-- Start DATA --
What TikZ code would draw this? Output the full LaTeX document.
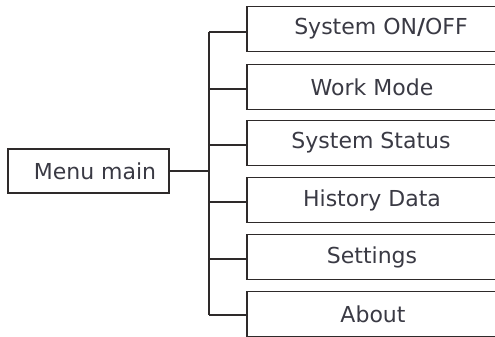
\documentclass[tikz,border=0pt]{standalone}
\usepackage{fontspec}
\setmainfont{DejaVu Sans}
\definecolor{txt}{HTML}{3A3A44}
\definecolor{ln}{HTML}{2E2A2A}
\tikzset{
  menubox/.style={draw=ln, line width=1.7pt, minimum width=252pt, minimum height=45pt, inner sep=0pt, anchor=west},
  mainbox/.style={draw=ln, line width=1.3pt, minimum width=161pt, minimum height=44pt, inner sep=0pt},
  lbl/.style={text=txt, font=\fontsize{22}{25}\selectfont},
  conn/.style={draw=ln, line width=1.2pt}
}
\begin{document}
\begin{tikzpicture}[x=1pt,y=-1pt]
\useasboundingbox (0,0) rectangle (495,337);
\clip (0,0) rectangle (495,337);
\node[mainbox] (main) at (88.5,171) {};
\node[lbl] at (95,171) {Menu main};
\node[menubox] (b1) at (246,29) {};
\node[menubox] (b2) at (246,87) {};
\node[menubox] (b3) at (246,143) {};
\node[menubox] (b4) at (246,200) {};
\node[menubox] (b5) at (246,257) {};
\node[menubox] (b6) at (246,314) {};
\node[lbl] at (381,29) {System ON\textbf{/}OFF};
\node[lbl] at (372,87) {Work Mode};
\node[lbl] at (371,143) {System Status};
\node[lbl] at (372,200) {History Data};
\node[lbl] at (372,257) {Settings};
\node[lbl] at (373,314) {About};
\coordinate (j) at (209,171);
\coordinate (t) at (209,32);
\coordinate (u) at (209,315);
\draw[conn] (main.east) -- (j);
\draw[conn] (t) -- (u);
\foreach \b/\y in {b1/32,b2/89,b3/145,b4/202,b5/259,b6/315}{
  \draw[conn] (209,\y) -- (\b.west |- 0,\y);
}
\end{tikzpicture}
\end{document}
-- End DATA --
Retype the listing exactly. Pictures do not belong in the copy.

What TikZ code would draw this? Output the full LaTeX document.
\documentclass[tikz,border=0pt]{standalone}
\usepackage{fontspec}
\setmainfont{DejaVu Sans}
\definecolor{txt}{HTML}{3A3A44}
\definecolor{ln}{HTML}{2E2A2A}
\tikzset{
  menubox/.style={draw=ln, line width=1.7pt, minimum width=252pt, minimum height=45pt, inner sep=0pt, anchor=west},
  mainbox/.style={draw=ln, line width=1.3pt, minimum width=161pt, minimum height=44pt, inner sep=0pt},
  lbl/.style={text=txt, font=\fontsize{22}{25}\selectfont},
  conn/.style={draw=ln, line width=1.2pt}
}
\begin{document}
\begin{tikzpicture}[x=1pt,y=-1pt]
\useasboundingbox (0,0) rectangle (495,337);
\clip (0,0) rectangle (495,337);
\node[mainbox] (main) at (88.5,171) {};
\node[lbl] at (95,171) {Menu main};
\node[menubox] (b1) at (246,29) {};
\node[menubox] (b2) at (246,87) {};
\node[menubox] (b3) at (246,143) {};
\node[menubox] (b4) at (246,200) {};
\node[menubox] (b5) at (246,257) {};
\node[menubox] (b6) at (246,314) {};
\node[lbl] at (381,29) {System ON\textbf{/}OFF};
\node[lbl] at (372,87) {Work Mode};
\node[lbl] at (371,143) {System Status};
\node[lbl] at (372,200) {History Data};
\node[lbl] at (372,257) {Settings};
\node[lbl] at (373,314) {About};
\coordinate (j) at (209,171);
\coordinate (t) at (209,32);
\coordinate (u) at (209,315);
\draw[conn] (main.east) -- (j);
\draw[conn] (t) -- (u);
\foreach \b/\y in {b1/32,b2/89,b3/145,b4/202,b5/259,b6/315}{
  \draw[conn] (209,\y) -- (\b.west |- 0,\y);
}
\end{tikzpicture}
\end{document}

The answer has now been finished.